◆ YOUR INSTRUCTIONS: Begin with the first line of the material and write out each line exactly, ending with the line that contains "(ro) at (357,246)". Pictures are not part of the copy.
RECORDED INFORMATION start
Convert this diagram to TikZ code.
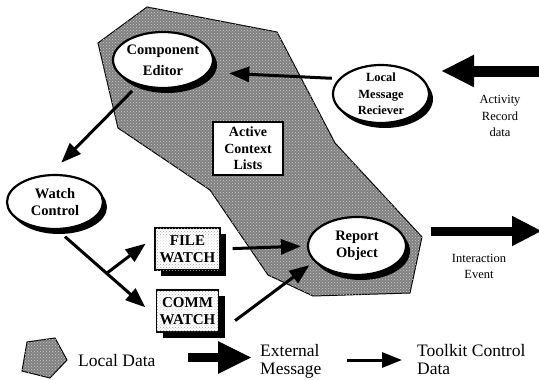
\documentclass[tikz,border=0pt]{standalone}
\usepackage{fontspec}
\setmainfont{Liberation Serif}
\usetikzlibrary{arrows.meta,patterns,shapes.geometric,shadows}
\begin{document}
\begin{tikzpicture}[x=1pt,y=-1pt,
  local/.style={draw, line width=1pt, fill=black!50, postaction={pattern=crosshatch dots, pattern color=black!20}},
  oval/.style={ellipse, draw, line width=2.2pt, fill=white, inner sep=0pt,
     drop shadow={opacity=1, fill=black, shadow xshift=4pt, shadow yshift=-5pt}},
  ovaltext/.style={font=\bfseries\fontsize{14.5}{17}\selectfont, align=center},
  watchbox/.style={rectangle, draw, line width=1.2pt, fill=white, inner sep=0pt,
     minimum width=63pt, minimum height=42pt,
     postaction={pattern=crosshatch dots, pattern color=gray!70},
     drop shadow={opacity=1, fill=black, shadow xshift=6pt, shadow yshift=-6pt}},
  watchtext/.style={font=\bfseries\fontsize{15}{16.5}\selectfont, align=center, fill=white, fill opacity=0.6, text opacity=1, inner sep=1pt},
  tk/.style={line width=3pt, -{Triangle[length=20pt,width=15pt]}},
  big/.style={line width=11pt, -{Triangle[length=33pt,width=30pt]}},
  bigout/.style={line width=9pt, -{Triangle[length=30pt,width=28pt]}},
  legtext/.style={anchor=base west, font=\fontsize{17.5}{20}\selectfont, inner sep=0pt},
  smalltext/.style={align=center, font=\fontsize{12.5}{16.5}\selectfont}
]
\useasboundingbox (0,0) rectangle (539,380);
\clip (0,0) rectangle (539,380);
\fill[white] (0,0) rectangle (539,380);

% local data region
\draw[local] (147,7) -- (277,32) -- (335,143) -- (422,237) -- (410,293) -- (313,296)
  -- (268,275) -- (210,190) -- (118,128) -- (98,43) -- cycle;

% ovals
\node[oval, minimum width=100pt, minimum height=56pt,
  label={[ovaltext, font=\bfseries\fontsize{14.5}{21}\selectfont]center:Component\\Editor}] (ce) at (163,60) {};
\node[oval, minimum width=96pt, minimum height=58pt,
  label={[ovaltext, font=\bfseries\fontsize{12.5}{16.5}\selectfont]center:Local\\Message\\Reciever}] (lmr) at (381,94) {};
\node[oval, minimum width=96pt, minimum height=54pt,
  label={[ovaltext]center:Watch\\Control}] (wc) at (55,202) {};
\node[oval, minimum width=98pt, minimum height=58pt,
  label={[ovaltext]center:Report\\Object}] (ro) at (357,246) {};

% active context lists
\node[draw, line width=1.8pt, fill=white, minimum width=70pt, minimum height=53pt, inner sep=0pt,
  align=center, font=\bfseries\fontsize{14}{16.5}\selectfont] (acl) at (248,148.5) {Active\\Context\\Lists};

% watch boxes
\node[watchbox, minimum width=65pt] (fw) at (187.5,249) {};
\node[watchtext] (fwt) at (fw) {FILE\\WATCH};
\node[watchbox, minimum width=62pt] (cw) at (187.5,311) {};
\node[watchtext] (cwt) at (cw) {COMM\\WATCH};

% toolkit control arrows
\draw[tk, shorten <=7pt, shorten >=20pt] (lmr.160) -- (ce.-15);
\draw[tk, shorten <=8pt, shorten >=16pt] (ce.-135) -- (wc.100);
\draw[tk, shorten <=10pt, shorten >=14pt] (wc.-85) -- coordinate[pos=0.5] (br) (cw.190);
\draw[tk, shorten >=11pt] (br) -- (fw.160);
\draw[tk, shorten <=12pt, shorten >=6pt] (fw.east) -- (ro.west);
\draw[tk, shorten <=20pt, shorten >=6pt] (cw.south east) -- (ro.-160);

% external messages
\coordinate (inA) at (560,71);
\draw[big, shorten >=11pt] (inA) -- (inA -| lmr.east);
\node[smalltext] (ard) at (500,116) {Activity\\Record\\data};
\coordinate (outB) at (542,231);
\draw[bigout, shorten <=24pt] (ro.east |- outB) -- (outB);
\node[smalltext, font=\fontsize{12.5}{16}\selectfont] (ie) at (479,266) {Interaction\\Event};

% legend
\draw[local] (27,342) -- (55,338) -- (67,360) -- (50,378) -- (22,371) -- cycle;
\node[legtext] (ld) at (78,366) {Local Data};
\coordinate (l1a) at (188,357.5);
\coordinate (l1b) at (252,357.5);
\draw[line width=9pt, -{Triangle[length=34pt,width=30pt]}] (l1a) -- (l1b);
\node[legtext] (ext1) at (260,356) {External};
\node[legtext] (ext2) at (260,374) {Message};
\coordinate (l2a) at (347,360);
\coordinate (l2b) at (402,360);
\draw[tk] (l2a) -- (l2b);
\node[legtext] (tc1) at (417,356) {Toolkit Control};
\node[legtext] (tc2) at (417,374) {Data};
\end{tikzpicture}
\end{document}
RECORDED INFORMATION end
◆ SOLVED EXERCISE:
Convert this diagram to TikZ code.
\documentclass[tikz,border=0pt]{standalone}
\usepackage{fontspec}
\setmainfont{Liberation Serif}
\usetikzlibrary{arrows.meta,patterns,shapes.geometric,shadows}
\begin{document}
\begin{tikzpicture}[x=1pt,y=-1pt,
  local/.style={draw, line width=1pt, fill=black!50, postaction={pattern=crosshatch dots, pattern color=black!20}},
  oval/.style={ellipse, draw, line width=2.2pt, fill=white, inner sep=0pt,
     drop shadow={opacity=1, fill=black, shadow xshift=4pt, shadow yshift=-5pt}},
  ovaltext/.style={font=\bfseries\fontsize{14.5}{17}\selectfont, align=center},
  watchbox/.style={rectangle, draw, line width=1.2pt, fill=white, inner sep=0pt,
     minimum width=63pt, minimum height=42pt,
     postaction={pattern=crosshatch dots, pattern color=gray!70},
     drop shadow={opacity=1, fill=black, shadow xshift=6pt, shadow yshift=-6pt}},
  watchtext/.style={font=\bfseries\fontsize{15}{16.5}\selectfont, align=center, fill=white, fill opacity=0.6, text opacity=1, inner sep=1pt},
  tk/.style={line width=3pt, -{Triangle[length=20pt,width=15pt]}},
  big/.style={line width=11pt, -{Triangle[length=33pt,width=30pt]}},
  bigout/.style={line width=9pt, -{Triangle[length=30pt,width=28pt]}},
  legtext/.style={anchor=base west, font=\fontsize{17.5}{20}\selectfont, inner sep=0pt},
  smalltext/.style={align=center, font=\fontsize{12.5}{16.5}\selectfont}
]
\useasboundingbox (0,0) rectangle (539,380);
\clip (0,0) rectangle (539,380);
\fill[white] (0,0) rectangle (539,380);

% local data region
\draw[local] (147,7) -- (277,32) -- (335,143) -- (422,237) -- (410,293) -- (313,296)
  -- (268,275) -- (210,190) -- (118,128) -- (98,43) -- cycle;

% ovals
\node[oval, minimum width=100pt, minimum height=56pt,
  label={[ovaltext, font=\bfseries\fontsize{14.5}{21}\selectfont]center:Component\\Editor}] (ce) at (163,60) {};
\node[oval, minimum width=96pt, minimum height=58pt,
  label={[ovaltext, font=\bfseries\fontsize{12.5}{16.5}\selectfont]center:Local\\Message\\Reciever}] (lmr) at (381,94) {};
\node[oval, minimum width=96pt, minimum height=54pt,
  label={[ovaltext]center:Watch\\Control}] (wc) at (55,202) {};
\node[oval, minimum width=98pt, minimum height=58pt,
  label={[ovaltext]center:Report\\Object}] (ro) at (357,246) {};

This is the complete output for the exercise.